UNITED STATES DISTRICT COURT FOR THE NORTHERN DISTRICT OF ILLINOIS EASTERN DIVISION
Jul 16, 2013
No. 12 C 5364 (N.D. Ill. Jul. 16, 2013)

Opinion

No. 12 C 5364

07-16-2013

PRIME UNITED INC. Claimant-Counterrespondent, v. SEARS HOLDINGS MANAGEMENT CORPORATION Respondent-Counterclaimant.


Judge John J. Tharp, Jr.


MEMORANDUM OPINION AND ORDER

Prime United Inc. ("Prime") moves pursuant to the Federal Arbitration Act ("FAA") to vacate and modify an arbitration award entered in favor of Sears Holdings Management Corporation ("Sears"). In response, Sears applies to confirm the arbitration award. For the reasons stated below, the Court denies Prime's motion to modify and vacate the arbitration award and grants Sears' application to confirm the arbitration award because Prime has failed to demonstrate any ground to vacate or modify the award.
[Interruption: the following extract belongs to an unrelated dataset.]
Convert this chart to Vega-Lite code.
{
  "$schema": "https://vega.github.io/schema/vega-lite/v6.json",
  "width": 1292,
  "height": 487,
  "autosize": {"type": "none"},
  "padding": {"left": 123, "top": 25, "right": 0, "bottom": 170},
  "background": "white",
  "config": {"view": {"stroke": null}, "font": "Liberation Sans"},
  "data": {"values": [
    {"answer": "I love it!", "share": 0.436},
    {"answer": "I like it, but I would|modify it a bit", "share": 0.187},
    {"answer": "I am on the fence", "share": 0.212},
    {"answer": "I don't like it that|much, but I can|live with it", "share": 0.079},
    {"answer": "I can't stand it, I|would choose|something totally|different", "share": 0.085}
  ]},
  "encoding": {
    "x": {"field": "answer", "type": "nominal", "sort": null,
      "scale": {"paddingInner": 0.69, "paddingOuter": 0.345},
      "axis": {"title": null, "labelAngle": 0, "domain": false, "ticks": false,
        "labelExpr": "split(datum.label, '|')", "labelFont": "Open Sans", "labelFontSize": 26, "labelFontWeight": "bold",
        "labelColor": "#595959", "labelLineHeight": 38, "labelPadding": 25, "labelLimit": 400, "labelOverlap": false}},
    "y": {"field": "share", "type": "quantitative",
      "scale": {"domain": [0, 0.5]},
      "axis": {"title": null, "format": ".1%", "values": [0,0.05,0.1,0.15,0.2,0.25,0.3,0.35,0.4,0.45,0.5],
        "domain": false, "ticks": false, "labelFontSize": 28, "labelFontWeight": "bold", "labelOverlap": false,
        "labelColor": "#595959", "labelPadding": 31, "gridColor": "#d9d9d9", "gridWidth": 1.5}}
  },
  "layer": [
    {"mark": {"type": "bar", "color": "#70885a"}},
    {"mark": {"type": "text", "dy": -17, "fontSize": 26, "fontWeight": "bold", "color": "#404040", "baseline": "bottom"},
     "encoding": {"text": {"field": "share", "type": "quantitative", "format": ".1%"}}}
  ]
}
Although Prime originally filed a "Complaint to Vacate and Modify Arbitration Award," the Court entered an order on August 15, 2012 stating that it would treat the filing as a motion to vacate and modify the arbitrator's award.

I. Background

Prime manufactures shoes, and Sears sells them at retail. On August 5, 2008, Prime and Sears entered into a Universal Terms and Conditions Agreement ("Agreement") that would govern future purchase orders for the supply of merchandise from Prime to Sears. Agreement (Dkt. 1-1). In pertinent part, Prime represented and warranted that its merchandise would not infringe on any intellectual property rights, and it would produce its merchandise in compliance with applicable law. Id. §§ 8.3-8.4. Furthermore, in the event of allegations that Prime's merchandise infringed on intellectual property rights or violated the law, Prime agreed to indemnify and defend Sears, and gave Sears the right to immediately cancel any outstanding purchase orders. Id. § 14. Sears's monetary obligations to Prime would at all times be net of any defense and indemnity obligations. Id. The parties also agreed that if they could not resolve a dispute via mediation, they would submit it to arbitration. Id. § 17.6

The parties' commercial relationship did not go smoothly. Sears alleges that in August of 2010, it received a letter from another footwear manufacturer, Skechers, claiming that Prime's shoes infringed on Skechers's intellectual property rights. Sears Resp. Br. (Dkt. 11) at 2. After Prime allegedly refused to indemnify and defend Sears from Skechers' claims in accordance with the Agreement, Sears withheld a $181,000 payment for shoes that it had already received from Prime, and canceled nearly $475,000 in additional purchase orders for shoes that had not yet been delivered. Id.

Prime claimed that Sears violated the Agreement by failing to pay for the shoes it received and by cancelling its purchase orders. Arb. Demand (Dkt. 1-1). Prime demanded arbitration, and argued: (1) that the arbitrator should award Prime $181,000, representing the amount that Sears owed, but withheld, for the shoes that it had received from Prime; and (2) that the arbitrator should award $474,181.70, representing the purchase price of shoes that Sears ordered but later canceled. Id. Sears asserted two counterclaims against Prime: (1) Prime should reimburse Sears in the amount of $463,525.85 for the attorneys' fees it paid to defend Skechers' claims; and (2) Prime should reimburse Sears for costs and lost revenue that Sears incurred by changing the packaging and advertising of certain of Prime's shoes that allegedly violated Skechers' intellectual property. Award (Dkt. 1-1) at 2. Ultimately, the arbitrator granted Prime's first claim of $181,000, but also partially granted Sears' first claim, ordering Prime to reimburse Sears $265,000 for attorneys' fees. Id. Setting off the two awards, the arbitrator ordered Prime to pay $84,000 to Sears. Id. Prime moved the arbitrator to reconsider, but he denied the motion, noting that the parties had "instructed him to provide an unreasoned decision." Order (Dkt. 11-1).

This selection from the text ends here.